Set problem — Leave out the pictures, then reproduce the rest of the material exactly.

Stored data —
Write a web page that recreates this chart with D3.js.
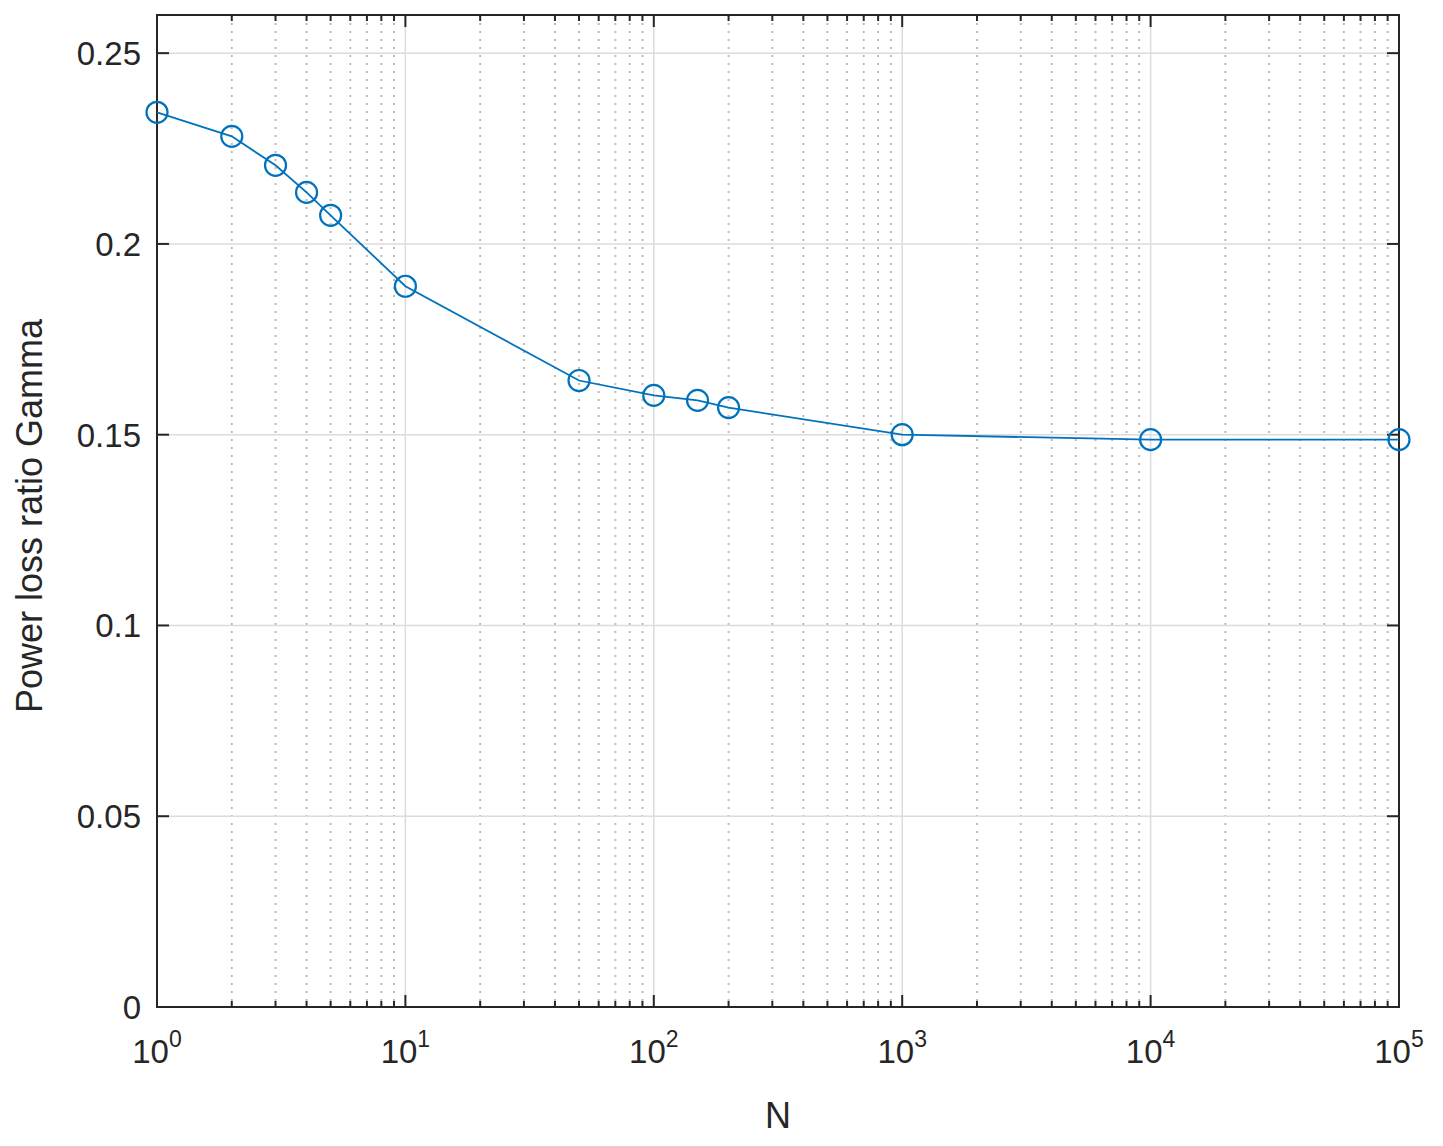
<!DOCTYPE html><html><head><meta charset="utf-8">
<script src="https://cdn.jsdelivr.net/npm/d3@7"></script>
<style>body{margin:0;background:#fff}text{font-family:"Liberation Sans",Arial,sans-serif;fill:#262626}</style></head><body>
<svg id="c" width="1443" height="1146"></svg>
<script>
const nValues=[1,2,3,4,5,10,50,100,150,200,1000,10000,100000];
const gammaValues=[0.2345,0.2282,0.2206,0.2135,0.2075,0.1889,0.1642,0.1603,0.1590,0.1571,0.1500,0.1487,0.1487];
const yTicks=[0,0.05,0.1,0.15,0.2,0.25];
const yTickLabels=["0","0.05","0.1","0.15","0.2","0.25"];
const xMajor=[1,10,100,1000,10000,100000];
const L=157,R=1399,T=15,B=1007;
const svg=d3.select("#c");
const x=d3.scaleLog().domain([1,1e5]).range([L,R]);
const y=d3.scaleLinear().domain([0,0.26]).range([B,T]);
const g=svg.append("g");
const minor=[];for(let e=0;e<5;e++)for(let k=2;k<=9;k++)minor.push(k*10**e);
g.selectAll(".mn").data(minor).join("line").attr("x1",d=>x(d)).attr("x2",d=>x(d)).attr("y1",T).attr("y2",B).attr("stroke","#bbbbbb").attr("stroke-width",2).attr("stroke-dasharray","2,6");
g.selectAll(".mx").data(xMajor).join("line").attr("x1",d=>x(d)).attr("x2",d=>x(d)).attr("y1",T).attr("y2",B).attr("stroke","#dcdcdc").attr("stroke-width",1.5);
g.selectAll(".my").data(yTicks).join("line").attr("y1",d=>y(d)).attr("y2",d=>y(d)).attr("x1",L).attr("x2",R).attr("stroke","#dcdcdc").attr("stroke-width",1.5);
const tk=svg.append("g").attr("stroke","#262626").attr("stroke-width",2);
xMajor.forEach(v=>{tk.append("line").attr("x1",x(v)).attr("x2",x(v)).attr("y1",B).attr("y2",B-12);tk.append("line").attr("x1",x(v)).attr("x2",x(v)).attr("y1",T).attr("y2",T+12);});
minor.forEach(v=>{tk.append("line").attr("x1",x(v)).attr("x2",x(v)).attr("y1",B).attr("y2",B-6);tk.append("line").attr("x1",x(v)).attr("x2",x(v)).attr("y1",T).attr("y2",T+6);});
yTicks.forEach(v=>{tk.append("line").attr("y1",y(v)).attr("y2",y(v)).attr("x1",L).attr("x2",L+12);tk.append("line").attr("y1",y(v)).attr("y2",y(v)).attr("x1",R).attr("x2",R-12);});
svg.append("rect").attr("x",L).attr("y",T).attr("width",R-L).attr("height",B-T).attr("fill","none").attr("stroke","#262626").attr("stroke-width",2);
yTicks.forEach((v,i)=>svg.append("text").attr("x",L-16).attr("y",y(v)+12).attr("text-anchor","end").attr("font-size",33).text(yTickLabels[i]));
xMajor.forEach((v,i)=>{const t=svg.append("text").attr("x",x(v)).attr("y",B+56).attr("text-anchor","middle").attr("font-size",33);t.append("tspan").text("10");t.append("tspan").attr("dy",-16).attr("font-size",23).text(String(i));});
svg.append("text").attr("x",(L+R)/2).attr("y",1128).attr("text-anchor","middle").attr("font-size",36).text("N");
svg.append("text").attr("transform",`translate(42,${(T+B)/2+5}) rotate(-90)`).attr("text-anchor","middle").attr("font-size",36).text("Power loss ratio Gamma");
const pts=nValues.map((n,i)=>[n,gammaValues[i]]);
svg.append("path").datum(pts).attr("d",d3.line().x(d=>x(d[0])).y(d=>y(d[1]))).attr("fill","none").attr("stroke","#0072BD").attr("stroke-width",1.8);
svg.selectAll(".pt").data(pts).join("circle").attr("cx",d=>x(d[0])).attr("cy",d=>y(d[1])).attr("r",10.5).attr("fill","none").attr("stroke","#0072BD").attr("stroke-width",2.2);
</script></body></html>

Final answer —
Write a web page that recreates this chart with D3.js.
<!DOCTYPE html><html><head><meta charset="utf-8">
<script src="https://cdn.jsdelivr.net/npm/d3@7"></script>
<style>body{margin:0;background:#fff}text{font-family:"Liberation Sans",Arial,sans-serif;fill:#262626}</style></head><body>
<svg id="c" width="1443" height="1146"></svg>
<script>
const nValues=[1,2,3,4,5,10,50,100,150,200,1000,10000,100000];
const gammaValues=[0.2345,0.2282,0.2206,0.2135,0.2075,0.1889,0.1642,0.1603,0.1590,0.1571,0.1500,0.1487,0.1487];
const yTicks=[0,0.05,0.1,0.15,0.2,0.25];
const yTickLabels=["0","0.05","0.1","0.15","0.2","0.25"];
const xMajor=[1,10,100,1000,10000,100000];
const L=157,R=1399,T=15,B=1007;
const svg=d3.select("#c");
const x=d3.scaleLog().domain([1,1e5]).range([L,R]);
const y=d3.scaleLinear().domain([0,0.26]).range([B,T]);
const g=svg.append("g");
const minor=[];for(let e=0;e<5;e++)for(let k=2;k<=9;k++)minor.push(k*10**e);
g.selectAll(".mn").data(minor).join("line").attr("x1",d=>x(d)).attr("x2",d=>x(d)).attr("y1",T).attr("y2",B).attr("stroke","#bbbbbb").attr("stroke-width",2).attr("stroke-dasharray","2,6");
g.selectAll(".mx").data(xMajor).join("line").attr("x1",d=>x(d)).attr("x2",d=>x(d)).attr("y1",T).attr("y2",B).attr("stroke","#dcdcdc").attr("stroke-width",1.5);
g.selectAll(".my").data(yTicks).join("line").attr("y1",d=>y(d)).attr("y2",d=>y(d)).attr("x1",L).attr("x2",R).attr("stroke","#dcdcdc").attr("stroke-width",1.5);
const tk=svg.append("g").attr("stroke","#262626").attr("stroke-width",2);
xMajor.forEach(v=>{tk.append("line").attr("x1",x(v)).attr("x2",x(v)).attr("y1",B).attr("y2",B-12);tk.append("line").attr("x1",x(v)).attr("x2",x(v)).attr("y1",T).attr("y2",T+12);});
minor.forEach(v=>{tk.append("line").attr("x1",x(v)).attr("x2",x(v)).attr("y1",B).attr("y2",B-6);tk.append("line").attr("x1",x(v)).attr("x2",x(v)).attr("y1",T).attr("y2",T+6);});
yTicks.forEach(v=>{tk.append("line").attr("y1",y(v)).attr("y2",y(v)).attr("x1",L).attr("x2",L+12);tk.append("line").attr("y1",y(v)).attr("y2",y(v)).attr("x1",R).attr("x2",R-12);});
svg.append("rect").attr("x",L).attr("y",T).attr("width",R-L).attr("height",B-T).attr("fill","none").attr("stroke","#262626").attr("stroke-width",2);
yTicks.forEach((v,i)=>svg.append("text").attr("x",L-16).attr("y",y(v)+12).attr("text-anchor","end").attr("font-size",33).text(yTickLabels[i]));
xMajor.forEach((v,i)=>{const t=svg.append("text").attr("x",x(v)).attr("y",B+56).attr("text-anchor","middle").attr("font-size",33);t.append("tspan").text("10");t.append("tspan").attr("dy",-16).attr("font-size",23).text(String(i));});
svg.append("text").attr("x",(L+R)/2).attr("y",1128).attr("text-anchor","middle").attr("font-size",36).text("N");
svg.append("text").attr("transform",`translate(42,${(T+B)/2+5}) rotate(-90)`).attr("text-anchor","middle").attr("font-size",36).text("Power loss ratio Gamma");
const pts=nValues.map((n,i)=>[n,gammaValues[i]]);
svg.append("path").datum(pts).attr("d",d3.line().x(d=>x(d[0])).y(d=>y(d[1]))).attr("fill","none").attr("stroke","#0072BD").attr("stroke-width",1.8);
svg.selectAll(".pt").data(pts).join("circle").attr("cx",d=>x(d[0])).attr("cy",d=>y(d[1])).attr("r",10.5).attr("fill","none").attr("stroke","#0072BD").attr("stroke-width",2.2);
</script></body></html>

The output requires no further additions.